▶ [DATA]:
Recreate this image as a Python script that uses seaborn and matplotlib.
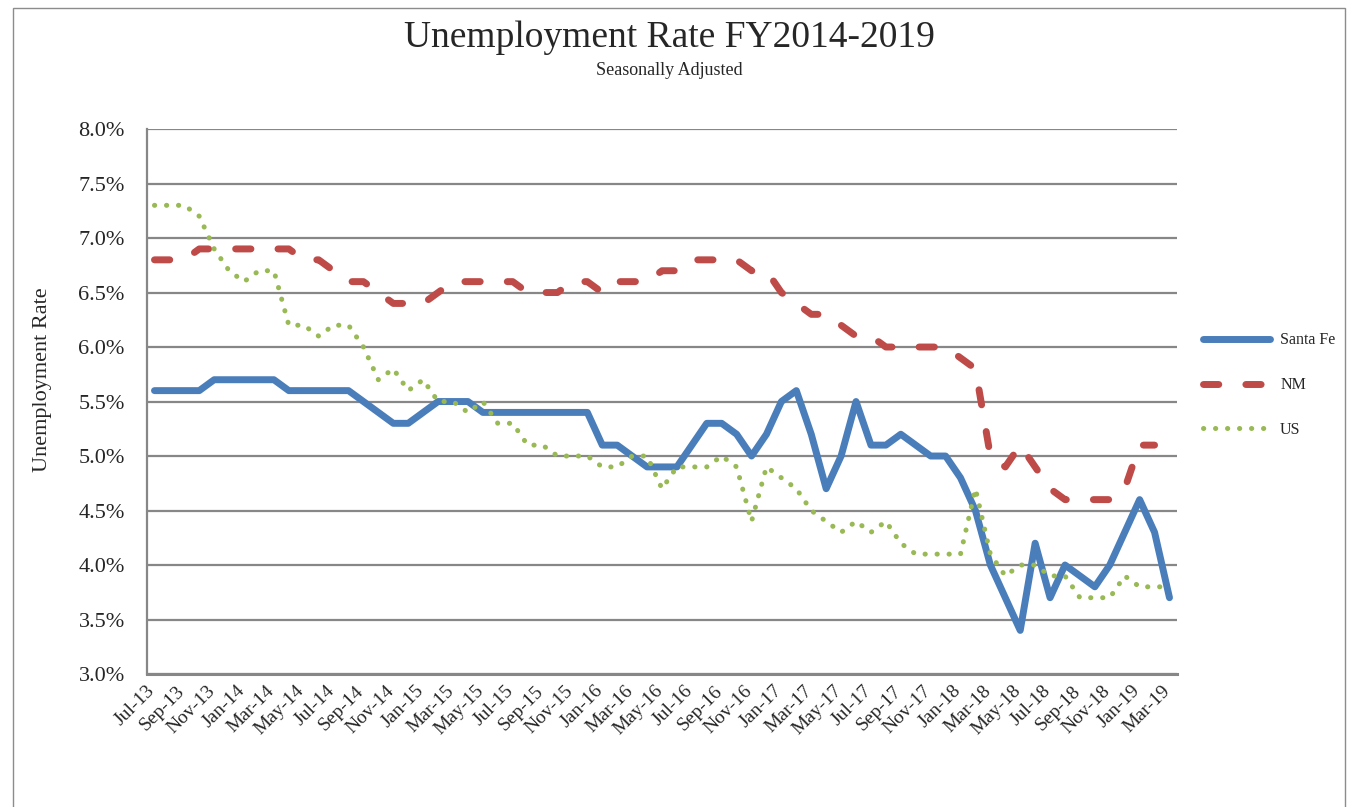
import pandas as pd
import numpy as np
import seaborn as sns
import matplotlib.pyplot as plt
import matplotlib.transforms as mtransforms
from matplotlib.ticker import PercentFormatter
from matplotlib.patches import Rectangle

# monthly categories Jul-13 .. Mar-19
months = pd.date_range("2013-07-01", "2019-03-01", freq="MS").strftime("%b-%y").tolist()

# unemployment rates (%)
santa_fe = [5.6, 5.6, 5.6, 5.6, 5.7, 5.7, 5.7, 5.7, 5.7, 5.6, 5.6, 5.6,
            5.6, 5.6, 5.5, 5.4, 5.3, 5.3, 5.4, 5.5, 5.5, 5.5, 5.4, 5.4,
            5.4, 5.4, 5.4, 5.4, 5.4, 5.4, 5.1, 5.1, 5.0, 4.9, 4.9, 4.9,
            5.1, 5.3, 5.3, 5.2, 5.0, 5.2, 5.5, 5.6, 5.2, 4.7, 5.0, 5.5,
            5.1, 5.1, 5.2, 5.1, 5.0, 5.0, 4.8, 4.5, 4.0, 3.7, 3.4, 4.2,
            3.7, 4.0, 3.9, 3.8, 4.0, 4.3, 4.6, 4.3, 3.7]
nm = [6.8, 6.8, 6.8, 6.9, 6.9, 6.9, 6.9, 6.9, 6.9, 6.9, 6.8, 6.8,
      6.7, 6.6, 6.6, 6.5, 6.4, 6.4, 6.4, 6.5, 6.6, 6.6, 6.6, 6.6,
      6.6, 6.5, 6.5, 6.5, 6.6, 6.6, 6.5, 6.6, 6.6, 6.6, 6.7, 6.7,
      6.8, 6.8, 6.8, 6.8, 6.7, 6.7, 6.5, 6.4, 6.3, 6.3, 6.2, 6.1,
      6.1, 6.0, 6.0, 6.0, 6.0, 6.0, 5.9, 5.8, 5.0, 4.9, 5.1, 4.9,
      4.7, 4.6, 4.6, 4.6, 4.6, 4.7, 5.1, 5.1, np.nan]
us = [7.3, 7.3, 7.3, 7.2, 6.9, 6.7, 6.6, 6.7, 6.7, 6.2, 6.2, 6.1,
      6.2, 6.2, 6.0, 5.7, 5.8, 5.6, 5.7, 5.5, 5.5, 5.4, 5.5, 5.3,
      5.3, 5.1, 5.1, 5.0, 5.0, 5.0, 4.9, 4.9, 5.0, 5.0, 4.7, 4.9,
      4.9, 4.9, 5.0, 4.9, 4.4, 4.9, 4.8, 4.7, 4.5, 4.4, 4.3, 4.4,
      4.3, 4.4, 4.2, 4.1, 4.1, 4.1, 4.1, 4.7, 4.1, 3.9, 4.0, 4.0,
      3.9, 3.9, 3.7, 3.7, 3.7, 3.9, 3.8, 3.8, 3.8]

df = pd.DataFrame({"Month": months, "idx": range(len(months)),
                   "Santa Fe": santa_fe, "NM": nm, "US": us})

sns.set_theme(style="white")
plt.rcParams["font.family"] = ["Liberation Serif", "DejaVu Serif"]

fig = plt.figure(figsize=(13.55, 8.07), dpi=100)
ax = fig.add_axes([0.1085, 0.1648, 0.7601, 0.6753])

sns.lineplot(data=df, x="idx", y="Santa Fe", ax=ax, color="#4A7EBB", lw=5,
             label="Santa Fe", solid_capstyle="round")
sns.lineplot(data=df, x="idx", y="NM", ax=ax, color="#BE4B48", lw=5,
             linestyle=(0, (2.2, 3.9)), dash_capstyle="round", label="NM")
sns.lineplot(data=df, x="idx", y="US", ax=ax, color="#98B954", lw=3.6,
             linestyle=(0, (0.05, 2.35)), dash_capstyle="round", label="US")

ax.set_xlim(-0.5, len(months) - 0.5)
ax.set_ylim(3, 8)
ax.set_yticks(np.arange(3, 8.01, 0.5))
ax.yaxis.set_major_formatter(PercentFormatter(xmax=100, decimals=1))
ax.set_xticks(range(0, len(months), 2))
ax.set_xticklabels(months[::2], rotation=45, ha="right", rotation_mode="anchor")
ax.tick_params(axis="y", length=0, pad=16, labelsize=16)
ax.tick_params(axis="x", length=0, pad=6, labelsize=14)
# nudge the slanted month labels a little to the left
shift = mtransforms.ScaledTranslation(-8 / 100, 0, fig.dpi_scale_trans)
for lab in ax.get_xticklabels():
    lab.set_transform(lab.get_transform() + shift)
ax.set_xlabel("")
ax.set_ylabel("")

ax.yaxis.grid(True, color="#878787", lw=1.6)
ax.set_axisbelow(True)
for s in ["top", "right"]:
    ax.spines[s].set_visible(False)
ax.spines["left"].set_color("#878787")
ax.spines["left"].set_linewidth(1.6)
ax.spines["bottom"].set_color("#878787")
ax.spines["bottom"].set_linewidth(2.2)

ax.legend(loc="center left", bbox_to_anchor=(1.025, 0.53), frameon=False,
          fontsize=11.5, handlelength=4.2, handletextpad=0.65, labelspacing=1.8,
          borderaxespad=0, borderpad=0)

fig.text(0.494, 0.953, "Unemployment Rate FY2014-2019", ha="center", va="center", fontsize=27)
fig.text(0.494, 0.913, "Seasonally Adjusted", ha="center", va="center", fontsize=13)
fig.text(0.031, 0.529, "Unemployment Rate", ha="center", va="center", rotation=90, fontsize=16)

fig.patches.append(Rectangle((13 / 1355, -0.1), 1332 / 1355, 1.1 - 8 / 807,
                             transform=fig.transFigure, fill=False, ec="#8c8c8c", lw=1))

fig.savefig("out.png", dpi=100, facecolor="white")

▶ [INSTRUCTIONS TO FOLLOW]: Retype each line of the listing above word for word. Exclude the pictures.

▶ [COMPLETE ANSWER]:
Recreate this image as a Python script that uses seaborn and matplotlib.
import pandas as pd
import numpy as np
import seaborn as sns
import matplotlib.pyplot as plt
import matplotlib.transforms as mtransforms
from matplotlib.ticker import PercentFormatter
from matplotlib.patches import Rectangle

# monthly categories Jul-13 .. Mar-19
months = pd.date_range("2013-07-01", "2019-03-01", freq="MS").strftime("%b-%y").tolist()

# unemployment rates (%)
santa_fe = [5.6, 5.6, 5.6, 5.6, 5.7, 5.7, 5.7, 5.7, 5.7, 5.6, 5.6, 5.6,
            5.6, 5.6, 5.5, 5.4, 5.3, 5.3, 5.4, 5.5, 5.5, 5.5, 5.4, 5.4,
            5.4, 5.4, 5.4, 5.4, 5.4, 5.4, 5.1, 5.1, 5.0, 4.9, 4.9, 4.9,
            5.1, 5.3, 5.3, 5.2, 5.0, 5.2, 5.5, 5.6, 5.2, 4.7, 5.0, 5.5,
            5.1, 5.1, 5.2, 5.1, 5.0, 5.0, 4.8, 4.5, 4.0, 3.7, 3.4, 4.2,
            3.7, 4.0, 3.9, 3.8, 4.0, 4.3, 4.6, 4.3, 3.7]
nm = [6.8, 6.8, 6.8, 6.9, 6.9, 6.9, 6.9, 6.9, 6.9, 6.9, 6.8, 6.8,
      6.7, 6.6, 6.6, 6.5, 6.4, 6.4, 6.4, 6.5, 6.6, 6.6, 6.6, 6.6,
      6.6, 6.5, 6.5, 6.5, 6.6, 6.6, 6.5, 6.6, 6.6, 6.6, 6.7, 6.7,
      6.8, 6.8, 6.8, 6.8, 6.7, 6.7, 6.5, 6.4, 6.3, 6.3, 6.2, 6.1,
      6.1, 6.0, 6.0, 6.0, 6.0, 6.0, 5.9, 5.8, 5.0, 4.9, 5.1, 4.9,
      4.7, 4.6, 4.6, 4.6, 4.6, 4.7, 5.1, 5.1, np.nan]
us = [7.3, 7.3, 7.3, 7.2, 6.9, 6.7, 6.6, 6.7, 6.7, 6.2, 6.2, 6.1,
      6.2, 6.2, 6.0, 5.7, 5.8, 5.6, 5.7, 5.5, 5.5, 5.4, 5.5, 5.3,
      5.3, 5.1, 5.1, 5.0, 5.0, 5.0, 4.9, 4.9, 5.0, 5.0, 4.7, 4.9,
      4.9, 4.9, 5.0, 4.9, 4.4, 4.9, 4.8, 4.7, 4.5, 4.4, 4.3, 4.4,
      4.3, 4.4, 4.2, 4.1, 4.1, 4.1, 4.1, 4.7, 4.1, 3.9, 4.0, 4.0,
      3.9, 3.9, 3.7, 3.7, 3.7, 3.9, 3.8, 3.8, 3.8]

df = pd.DataFrame({"Month": months, "idx": range(len(months)),
                   "Santa Fe": santa_fe, "NM": nm, "US": us})

sns.set_theme(style="white")
plt.rcParams["font.family"] = ["Liberation Serif", "DejaVu Serif"]

fig = plt.figure(figsize=(13.55, 8.07), dpi=100)
ax = fig.add_axes([0.1085, 0.1648, 0.7601, 0.6753])

sns.lineplot(data=df, x="idx", y="Santa Fe", ax=ax, color="#4A7EBB", lw=5,
             label="Santa Fe", solid_capstyle="round")
sns.lineplot(data=df, x="idx", y="NM", ax=ax, color="#BE4B48", lw=5,
             linestyle=(0, (2.2, 3.9)), dash_capstyle="round", label="NM")
sns.lineplot(data=df, x="idx", y="US", ax=ax, color="#98B954", lw=3.6,
             linestyle=(0, (0.05, 2.35)), dash_capstyle="round", label="US")

ax.set_xlim(-0.5, len(months) - 0.5)
ax.set_ylim(3, 8)
ax.set_yticks(np.arange(3, 8.01, 0.5))
ax.yaxis.set_major_formatter(PercentFormatter(xmax=100, decimals=1))
ax.set_xticks(range(0, len(months), 2))
ax.set_xticklabels(months[::2], rotation=45, ha="right", rotation_mode="anchor")
ax.tick_params(axis="y", length=0, pad=16, labelsize=16)
ax.tick_params(axis="x", length=0, pad=6, labelsize=14)
# nudge the slanted month labels a little to the left
shift = mtransforms.ScaledTranslation(-8 / 100, 0, fig.dpi_scale_trans)
for lab in ax.get_xticklabels():
    lab.set_transform(lab.get_transform() + shift)
ax.set_xlabel("")
ax.set_ylabel("")

ax.yaxis.grid(True, color="#878787", lw=1.6)
ax.set_axisbelow(True)
for s in ["top", "right"]:
    ax.spines[s].set_visible(False)
ax.spines["left"].set_color("#878787")
ax.spines["left"].set_linewidth(1.6)
ax.spines["bottom"].set_color("#878787")
ax.spines["bottom"].set_linewidth(2.2)

ax.legend(loc="center left", bbox_to_anchor=(1.025, 0.53), frameon=False,
          fontsize=11.5, handlelength=4.2, handletextpad=0.65, labelspacing=1.8,
          borderaxespad=0, borderpad=0)

fig.text(0.494, 0.953, "Unemployment Rate FY2014-2019", ha="center", va="center", fontsize=27)
fig.text(0.494, 0.913, "Seasonally Adjusted", ha="center", va="center", fontsize=13)
fig.text(0.031, 0.529, "Unemployment Rate", ha="center", va="center", rotation=90, fontsize=16)

fig.patches.append(Rectangle((13 / 1355, -0.1), 1332 / 1355, 1.1 - 8 / 807,
                             transform=fig.transFigure, fill=False, ec="#8c8c8c", lw=1))

fig.savefig("out.png", dpi=100, facecolor="white")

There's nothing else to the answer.